Masa depan penerapan sistem Paludikultur di lahan gambut sebenarnya memiliki masa depan yang cukup menggembirakan, “Tak hanya memberikan manfaat dari sisi ekonomi dan ekologi, pemanfaatan gambut melalui Paludikultur juga dapat membantu mengatasi konflik di suatu wilayah. Pengalaman di Tanjung Jabung Barat, Jambi, menunjukan bahwa upaya bersama penanaman Jelutung dengan masyarakat telah membantu sedikit meredakan konflik yang telah berlangsung di wilayah tersebut” papar Dr. Hesti Lestari Tata dari Pusat Penelitian dan Pengembangan Hutan, Kementerian Lingkungan Hidup dan Kehutanan.
Sistem paludikultur sebenarnya telah diterapkan sejak dahulu oleh masyarakat di lahan gambut, jauh sebelum istilah paludikultur dikenal dan dikenalkan secara luas, terutama di kalangan komunitas ilmiah, ilmuwan dan para praktisi di bidang kehutanan. “Apakah masyarakat memang mengerti apa yang dimaksud dengan paludikultur? ataukah istilah ini hanya dipahami oleh pihak tertentu saja, sementara masyarakat sebenarnya sudah mempraktekan paludikultur sejak lama” tanya Dian Afrianti dari Badan Restorasi Gambut. Perlu adanya keselarasan komunikasi sehingga pesan pelestarian dari kedua belah pihak, masyarakat dan pihak luar, dapat berjalan dengan baik, dan upaya restorasi, revegetasi dan revitalisasi mata penghidupan masyarakat yang digagas dan dilaksanakan oleh Badan Restorasi Gambut dapat berjalan dan berhasil dengan baik.
Selain hal-hal yang disebutkan diatas, penerapan paludikultur di lapangan perlu didukung oleh keterlibatan simultan dari Pemerintah Daerah, termasuk peran serta Badan Usaha Milik Desa yang mengelola inisiatif bisnis masyarakat.
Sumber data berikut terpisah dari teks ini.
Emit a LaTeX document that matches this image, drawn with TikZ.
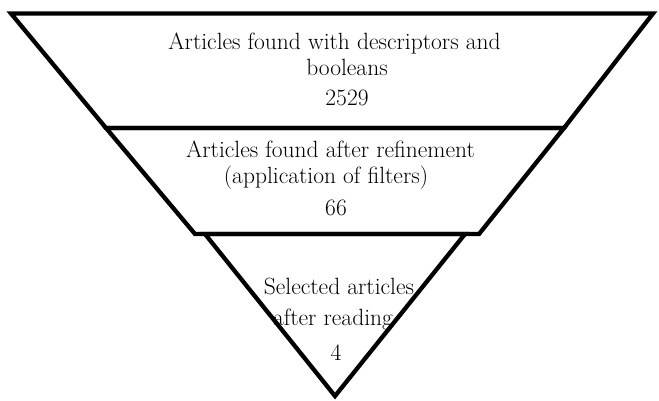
\documentclass[tikz,border=0pt]{standalone}
\tikzset{
  funnel/.style={draw=black, line width=4.3pt, line join=miter},
  lbl/.style={anchor=base, inner sep=0pt, font=\fontsize{23.5}{28}\selectfont},
}
\begin{document}
\begin{tikzpicture}[x=1pt,y=-1pt]
\useasboundingbox (0,0) rectangle (659,401);
% corners
\coordinate (a1) at (11,13.5);
\coordinate (a2) at (653,13.5);
\coordinate (b2) at (564,128);
\coordinate (b1) at (106,128);
\coordinate (c2) at (479,234);
\coordinate (c1) at (195,234);
\coordinate (d1) at (205,234);
\coordinate (d2) at (465,234);
\coordinate (apex) at (335,396);
% shapes
\draw[funnel] (a1) -- (a2) -- (b2) -- (b1) -- cycle;
\draw[funnel] (b1) -- (b2) -- (c2) -- (c1) -- cycle;
\draw[funnel] (d1) -- (d2) -- (apex) -- cycle;
% texts
\node[lbl] (t1a) at (334.5,50) {Articles found with descriptors and};
\node[lbl] (t1b) at (347,76) {booleans};
\node[lbl] (t1c) at (347,106) {2529};
\node[lbl] (t2a) at (330.5,158) {Articles found after refinement};
\node[lbl] (t2b) at (326,183) {(application of filters)};
\node[lbl] (t2c) at (336,215) {66};
\node[lbl] (t3a) at (339,294) {Selected articles};
\node[lbl] (t3b) at (333,325) {after reading};
\node[lbl] (t3c) at (336,360) {4};
\end{tikzpicture}
\end{document}
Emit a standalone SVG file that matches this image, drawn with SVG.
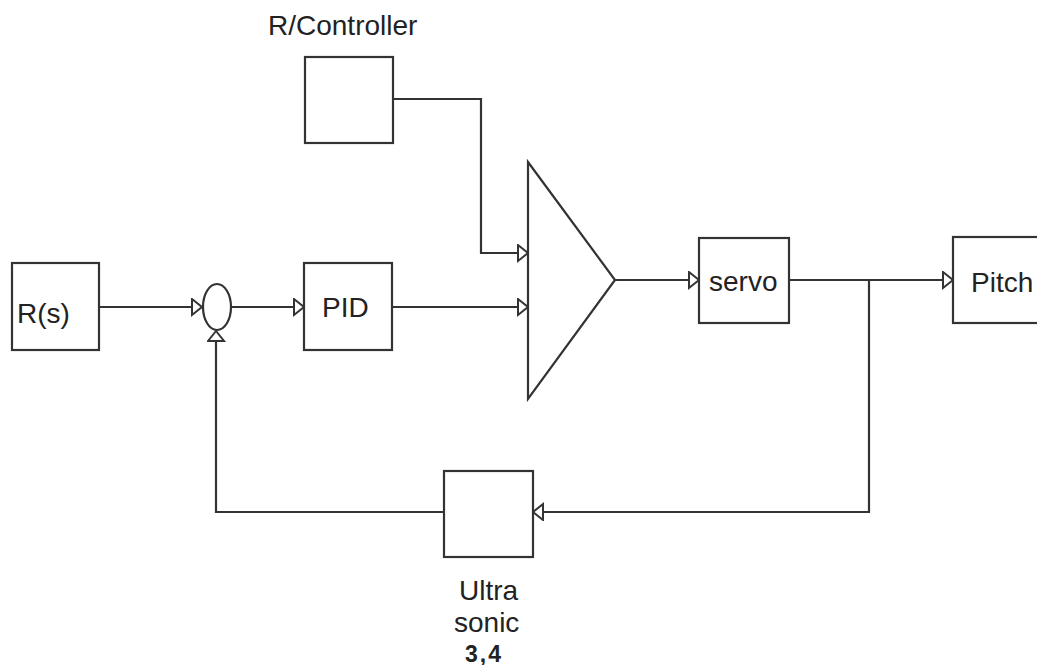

Penelitian lebih lanjut masih dibutuhkan untuk mengembangkan komoditas yang paling tepat untuk kondisi tertentu, dengan keterlibatan masyarakat. Dalam menangani ekosistem gambut, sangat dianjurkan untuk melakukan pendekatan bentang alam, dimana kondisi hulu – hilir dipertimbangkan penuh, dan kemudian diintegrasikan kedalam tata ruang wilayah.
Untuk mendukung semakin gencarnya pertukaran informasi dan pengetahuan, Forum Paludikultur meluncurkan web-site forum serta buku mengenai Paludikultur. Peluncuran dilakukan oleh Agustinus Tampubolon, Ketua Forum Paludikultur dan Anyta Thamrin mewakili penulis buku kepada perwakilan dari Pusat Penelitian Hutan, Masyarakat dan Lembaga Swadaya Masyarakat.
Tentu masih banyak yang harus dilakukan untuk mengenalkan paludikultur sebagai bentuk pemanfaatan lahan gambut dengan memperhatikan karakteristik lahan gambut itu sendiri. Karena Indonesia tak ingin cerita pilu di lahan gambut terus berulang setiap tahun.